A “manned missions or nothing!” approach would pretty well guarantee much less space exploration.

Waiting for technology to get better without developing it. Just how is that going to work? We have to get started sometime, the sooner the better. Learning to live in a microcosm will teach us much needed lessons to help save our macrocosm here on Earth.

ZenBeam

No.

Not because of money or technology issues, but because of a failure of will. It could happen, not easily, but it could. But it won’t, because there’s nothing driving the project that everyone can agree on. This very thread is exhibit A.

Drive, will and motivation for such a thing can and will crystalize.
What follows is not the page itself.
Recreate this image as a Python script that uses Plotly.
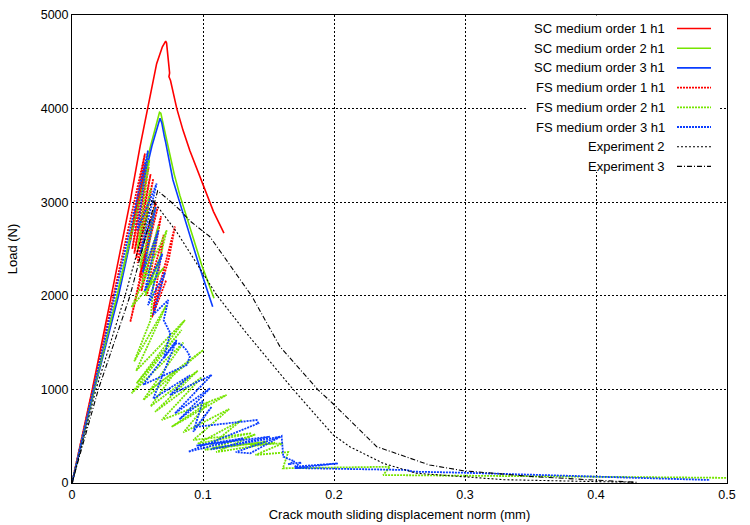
import plotly.graph_objects as go

# ---------------- data ----------------
sc1_x = [0, 0.0155, 0.0300, 0.0443, 0.0520, 0.0582, 0.0646, 0.0690, 0.0715, 0.0722, 0.0735, 0.0745, 0.0740, 0.0752, 0.0800, 0.0847, 0.0900, 0.1002, 0.1080, 0.1160]
sc1_y = [0, 1000, 2000, 3000, 3600, 4020, 4480, 4660, 4720, 4700, 4520, 4380, 4340, 4300, 4000, 3770, 3550, 3170, 2900, 2670]

sc2_x = [0, 0.0165, 0.0345, 0.0500, 0.0600, 0.0655, 0.0668, 0.0678, 0.0690, 0.0700, 0.0720, 0.0745, 0.0780, 0.0824, 0.0900, 0.0990, 0.1084]
sc2_y = [0, 1000, 2000, 3000, 3600, 3900, 3960, 3950, 3870, 3800, 3680, 3520, 3300, 3070, 2720, 2330, 1973]

sc3_x = [0, 0.0172, 0.0355, 0.0510, 0.0610, 0.0660, 0.0672, 0.0685, 0.0695, 0.0705, 0.0715, 0.0735, 0.0770, 0.0824, 0.0900, 0.0980, 0.1074]
sc3_y = [0, 1000, 2000, 3000, 3600, 3860, 3896, 3850, 3760, 3700, 3640, 3500, 3240, 2990, 2640, 2280, 1884]

fs1_x = [0, 0.0557, 0.0445, 0.0560, 0.0460, 0.0585, 0.0475, 0.0600, 0.0490, 0.0620, 0.0500, 0.0640, 0.0515, 0.0655,
         0.0445, 0.0560, 0.0530, 0.0680, 0.0570, 0.0700, 0.0620, 0.0786, 0.0740, 0.0610, 0.0720]
fs1_y = [0, 3520, 2600, 3420, 2500, 3380, 2450, 3300, 2400, 3250, 2350, 3000, 2200, 2950,
         1720, 2450, 2050, 2850, 2000, 2650, 1850, 2740, 2400, 1770, 2170]

fs2_x = [0, 0.0590, 0.0500, 0.0600, 0.0520, 0.0635, 0.0540, 0.0660, 0.0560, 0.0685, 0.0570, 0.0700, 0.0455, 0.0723,
         0.0620, 0.0600, 0.0475, 0.0720, 0.0490, 0.0862, 0.0493, 0.0837, 0.0455, 0.0850, 0.0544, 0.1002,
         0.0595, 0.0799, 0.0600, 0.0960, 0.0634, 0.0990, 0.0685, 0.1180, 0.0760, 0.1040, 0.0850, 0.1200,
         0.0926, 0.1370, 0.0960, 0.1295, 0.1015, 0.1486, 0.1066, 0.1400, 0.1100, 0.1550, 0.1360, 0.1610,
         0.1400, 0.1650, 0.1610, 0.2427, 0.2375, 0.5000]
fs2_y = [0, 3450, 2500, 3150, 2300, 2950, 2150, 2750, 2000, 2450, 2060, 2300, 1880, 2700,
         2100, 1741, 1300, 1900, 1200, 1741, 1065, 1635, 958, 1500, 887, 1421,
         994, 1207, 820, 1200, 760, 1130, 673, 940, 600, 860, 540, 790,
         459, 531, 420, 673, 353, 441, 371, 520, 330, 430, 406, 424,
         300, 330, 157, 174, 85, 55]

fs3_x = [0, 0.0580, 0.0500, 0.0646, 0.0520, 0.0640, 0.0540, 0.0660, 0.0555, 0.0690, 0.0580, 0.0710, 0.0620, 0.0735,
         0.0700, 0.0750, 0.0700, 0.0786, 0.0824, 0.0875, 0.0900, 0.0875, 0.0544, 0.0799, 0.0620, 0.0900,
         0.0748, 0.1066, 0.0786, 0.1053, 0.0820, 0.1000, 0.0926, 0.1066, 0.0950, 0.1410, 0.1423, 0.0888,
         0.1308, 0.0950, 0.1510, 0.1060, 0.1588, 0.1250, 0.1360, 0.1600, 0.1613, 0.1700, 0.1650, 0.1750,
         0.1700, 0.2030, 0.1700, 0.2555, 0.2605, 0.2987, 0.3980, 0.4870]
fs3_y = [0, 3550, 2700, 3200, 2450, 2950, 2250, 2700, 2050, 2450, 1900, 2250, 1800, 1955,
         1740, 1600, 1330, 1490, 1490, 1420, 1350, 1260, 1050, 1528, 900, 1150,
         940, 1154, 744, 1012, 680, 880, 548, 815, 600, 673, 638, 334,
         478, 400, 495, 360, 495, 330, 317, 502, 281, 230, 200, 220,
         174, 210, 160, 139, 121, 110, 67, 32]

exp2_x = [0, 0.0183, 0.0405, 0.0560, 0.0610, 0.0650, 0.0800, 0.0950, 0.1104, 0.1333, 0.1664, 0.1893, 0.1995, 0.2120, 0.2376, 0.2630, 0.2987, 0.3300, 0.4000, 0.4310]
exp2_y = [0, 1000, 2000, 2780, 3030, 2960, 2680, 2350, 2009, 1599, 1040, 673, 513, 388, 210, 104, 67, 35, 15, 8]

exp3_x = [0, 0.0201, 0.0443, 0.0600, 0.0654, 0.0750, 0.0824, 0.0900, 0.1002, 0.1053, 0.1372, 0.1588, 0.1880, 0.1995, 0.2326, 0.2730, 0.2987, 0.3500, 0.3980, 0.4300]
exp3_y = [0, 1000, 2000, 2850, 3123, 3010, 2917, 2800, 2685, 2631, 1998, 1456, 993, 844, 388, 192, 131, 70, 32, 8]

x_ticks = [0, 0.1, 0.2, 0.3, 0.4, 0.5]
x_tick_labels = ["0", "0.1", "0.2", "0.3", "0.4", "0.5"]
y_ticks = [0, 1000, 2000, 3000, 4000, 5000]
y_tick_labels = ["0", "1000", "2000", "3000", "4000", "5000"]

names = ["SC medium order 1 h1", "SC medium order 2 h1", "SC medium order 3 h1",
         "FS medium order 1 h1", "FS medium order 2 h1", "FS medium order 3 h1",
         "Experiment 2", "Experiment 3"]

# ---------------- styles ----------------
RED, GREEN, BLUE, BLACK = "#ff0000", "#76e400", "#0a3cff", "#000000"
colors = [RED, GREEN, BLUE, RED, GREEN, BLUE, BLACK, BLACK]
dashes = ["solid", "solid", "solid", "2px,1px", "2px,1px", "2px,1px", "2px,2px", "5px,2px,1px,2px"]
widths = [1.6, 1.6, 1.6, 1.8, 1.8, 1.8, 1.1, 1.1]
xs = [sc1_x, sc2_x, sc3_x, fs1_x, fs2_x, fs3_x, exp2_x, exp3_x]
ys = [sc1_y, sc2_y, sc3_y, fs1_y, fs2_y, fs3_y, exp2_y, exp3_y]

FONT = "Liberation Sans, Arial, Helvetica, sans-serif"

# plot-area geometry (pixels) used for the hand-made legend
M_L, M_R, M_T, M_B = 72, 23, 15, 42
PLOT_H = 525 - M_T - M_B
PLOT_W = 750 - M_L - M_R

fig = go.Figure()
for n, x, y, c, d, w in zip(names, xs, ys, colors, dashes, widths):
    fig.add_trace(go.Scatter(x=x, y=y, mode="lines", name=n, showlegend=False,
                             line=dict(color=c, dash=d, width=w)))

def px_x(p):
    return (p - M_L) / PLOT_W

def px_y(p):
    return (525 - M_B - p) / PLOT_H

# custom legend (text on the left, sample on the right), gnuplot style
shapes = [dict(type="rect", xref="paper", yref="paper", x0=px_x(527), x1=px_x(719),
               y0=px_y(172), y1=0.999, fillcolor="white", line=dict(width=0), layer="above")]
annotations = []
for i, (n, c, d, w) in enumerate(zip(names, colors, dashes, widths)):
    yy = px_y(28.5 + i * 19.7)
    annotations.append(dict(xref="paper", yref="paper", x=px_x(667), y=yy, text=n, showarrow=False,
                            xanchor="right", yanchor="middle",
                            font=dict(family=FONT, size=13, color="black")))
    shapes.append(dict(type="line", xref="paper", yref="paper", x0=px_x(677), x1=px_x(711), y0=yy, y1=yy,
                       line=dict(color=c, dash=d, width=w), layer="above"))

axis_common = dict(showgrid=True, gridcolor="black", griddash="2px,2px", gridwidth=1,
                   showline=True, linecolor="black", linewidth=1, mirror=True, automargin=False,
                   zeroline=False, ticks="", tickfont=dict(family=FONT, size=12.5, color="black"))

fig.update_layout(
    width=750, height=525,
    margin=dict(l=M_L, r=M_R, t=M_T, b=M_B, autoexpand=False),
    paper_bgcolor="white", plot_bgcolor="white",
    font=dict(family=FONT, color="black"),
    xaxis=dict(range=[0, 0.5], tickvals=x_ticks, ticktext=x_tick_labels,
               title=dict(text="Crack mouth sliding displacement norm (mm)",
                          font=dict(family=FONT, size=13), standoff=8),
               **axis_common),
    yaxis=dict(range=[0, 5000], tickvals=y_ticks, ticktext=y_tick_labels,
               title=dict(text="Load (N)", font=dict(family=FONT, size=13), standoff=20),
               **axis_common),
    shapes=shapes, annotations=annotations,
)

fig.write_html("out.html", config={"displayModeBar": False},
               post_script="document.body.style.margin='0';document.body.style.overflow='hidden';")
Depending on the notions of the nations at particular times, such an endeavor could galvanize global morale. I’m not in the camp that says it couldn’t happen in my lifetime, but it’s looking pretty slim (I’m almost 36).
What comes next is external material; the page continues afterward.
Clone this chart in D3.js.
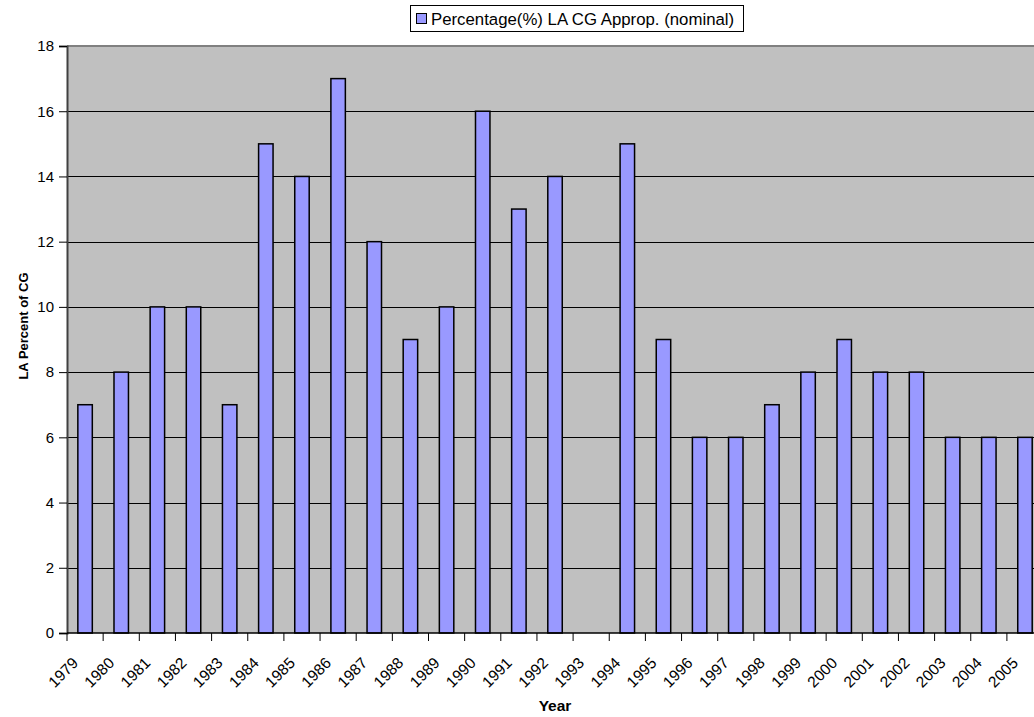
<!DOCTYPE html>
<html lang="en">
<head>
	<meta charset="UTF-8">
	<title>LA Percent of CG</title>
	<style>
		body { margin: 0; background: #fff; }
		svg { display: block; font-family: Arial, "Liberation Sans", sans-serif; }
	</style>
</head>
<body>
	<script src="https://d3js.org/d3.v7.min.js"></script>
	<script>
		// categories and values (1993 has no bar)
		var years = ["1979", "1980", "1981", "1982", "1983", "1984", "1985", "1986", "1987",
			"1988", "1989", "1990", "1991", "1992", "1993", "1994", "1995", "1996", "1997",
			"1998", "1999", "2000", "2001", "2002", "2003", "2004", "2005"];
		var percents = [7, 8, 10, 10, 7, 15, 14, 17, 12, 9, 10, 16, 13, 14, null, 15, 9, 6, 6,
			7, 8, 9, 8, 8, 6, 6, 6];
		var yTicks = [0, 2, 4, 6, 8, 10, 12, 14, 16, 18];
		var seriesName = "Percentage(%) LA CG Approp. (nominal)";

		var w = 1034, h = 717;
		var plotLeft = 67, plotTop = 46, plotBottom = 633;
		var band = 36.15;
		var plotRight = plotLeft + band * years.length;

		var svg = d3.select("body").append("svg")
			.attr("width", w)
			.attr("height", h);

		var x = d3.scaleBand()
			.domain(years)
			.range([plotLeft, plotRight])
			.paddingInner(0.6)
			.paddingOuter(0.3);

		var y = d3.scaleLinear()
			.domain([0, 18])
			.range([plotBottom, plotTop]);

		// plot background
		svg.append("rect")
			.attr("x", plotLeft)
			.attr("y", plotTop)
			.attr("width", plotRight - plotLeft)
			.attr("height", plotBottom - plotTop)
			.attr("fill", "#c0c0c0");

		// gridlines
		svg.append("g")
			.selectAll("line")
			.data(yTicks.filter(function(d) { return d > 0 && d < 18; }))
			.enter()
			.append("line")
			.attr("x1", plotLeft)
			.attr("x2", plotRight)
			.attr("y1", function(d) { return Math.round(y(d)) + 0.5; })
			.attr("y2", function(d) { return Math.round(y(d)) + 0.5; })
			.attr("stroke", "#000")
			.attr("stroke-width", 1);

		// top border of plot
		svg.append("line")
			.attr("x1", plotLeft).attr("x2", plotRight)
			.attr("y1", plotTop).attr("y2", plotTop)
			.attr("stroke", "#808080")
			.attr("stroke-width", 2);

		// bars
		svg.append("g")
			.selectAll("rect")
			.data(years.map(function(d, i) { return { year: d, v: percents[i] }; })
				.filter(function(d) { return d.v != null; }))
			.enter()
			.append("rect")
			.attr("x", function(d) { return x(d.year); })
			.attr("y", function(d) { return y(d.v); })
			.attr("width", x.bandwidth())
			.attr("height", function(d) { return plotBottom - y(d.v); })
			.attr("fill", "#9999ff")
			.attr("stroke", "#000")
			.attr("stroke-width", 1.5);

		// y axis
		var yAxis = svg.append("g")
			.attr("transform", "translate(" + plotLeft + ",0)")
			.call(d3.axisLeft(y).tickValues(yTicks).tickSize(8).tickPadding(5));
		yAxis.select(".domain").attr("stroke", "#404040").attr("stroke-width", 2);
		yAxis.selectAll(".tick line").attr("stroke", "#000");
		yAxis.selectAll("text").attr("font-size", "15px").attr("fill", "#000")
			.attr("font-family", "Arial, 'Liberation Sans', sans-serif");

		// x axis: ticks at category boundaries
		var xg = svg.append("g");
		xg.append("line")
			.attr("x1", plotLeft).attr("x2", plotRight)
			.attr("y1", plotBottom).attr("y2", plotBottom)
			.attr("stroke", "#000").attr("stroke-width", 1.5);
		xg.selectAll("line.tk")
			.data(years)
			.enter()
			.append("line")
			.attr("class", "tk")
			.attr("x1", function(d) { return x(d) - x.step() * 0.3; })
			.attr("x2", function(d) { return x(d) - x.step() * 0.3; })
			.attr("y1", plotBottom)
			.attr("y2", plotBottom + 8)
			.attr("stroke", "#000");
		xg.selectAll("text")
			.data(years)
			.enter()
			.append("text")
			.text(function(d) { return d; })
			.attr("text-anchor", "end")
			.attr("font-size", "15.5px")
			.attr("fill", "#000")
			.attr("transform", function(d) {
				return "translate(" + (x(d) + x.bandwidth() / 2 - 6) + "," + 664 + ") rotate(-45)";
			});

		// axis titles
		svg.append("text")
			.text("Year")
			.attr("x", (plotLeft + plotRight) / 2)
			.attr("y", 711)
			.attr("text-anchor", "middle")
			.attr("font-size", "15.5px")
			.attr("font-weight", "bold");

		svg.append("text")
			.text("LA Percent of CG")
			.attr("text-anchor", "middle")
			.attr("font-size", "13px")
			.attr("font-weight", "bold")
			.attr("transform", "translate(28,326) rotate(-90)");

		// legend
		var lg = svg.append("g").attr("transform", "translate(410,5)");
		lg.append("rect")
			.attr("x", 0.5)
			.attr("y", 0.5)
			.attr("width", 333)
			.attr("height", 26)
			.attr("fill", "#fff")
			.attr("stroke", "#000");
		lg.append("rect")
			.attr("x", 6.5)
			.attr("y", 8.5)
			.attr("width", 10)
			.attr("height", 10)
			.attr("fill", "#9999ff")
			.attr("stroke", "#000");
		lg.append("text")
			.text(seriesName)
			.attr("x", 21)
			.attr("y", 20)
			.attr("font-size", "16.8px");
	</script>
</body>
</html>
Maybe we’ve all become too cynical over the last few decades, but exploration is in our nature. So is doing something for the sheer reason that we can (“Not because it is easy, but because it is hard.”). Any challenge as complex as a manned mission to Mars will result in several collateral rewards in things learned and new technology. We will get there someday, it’s just a matter of the right circumstances aligning.

There are plenty of example where developments in one field led to advances in others. For a simple example, surely you’d grant that a manned mission to Mars will benefit from advances in semiconductor technology developed for very different purposes.

I don’t see why sooner is necessarily better - why not wait a few hundred years? At the current state of space travel technology, the incredible cost would demand a strong worldwide consensus that a manned Mars mission is extremely important. From where do you see this coming?

This could be done on Earth (e.g. Biosphere 2) - no need to incur the expense of a space voyage to learn those lessons.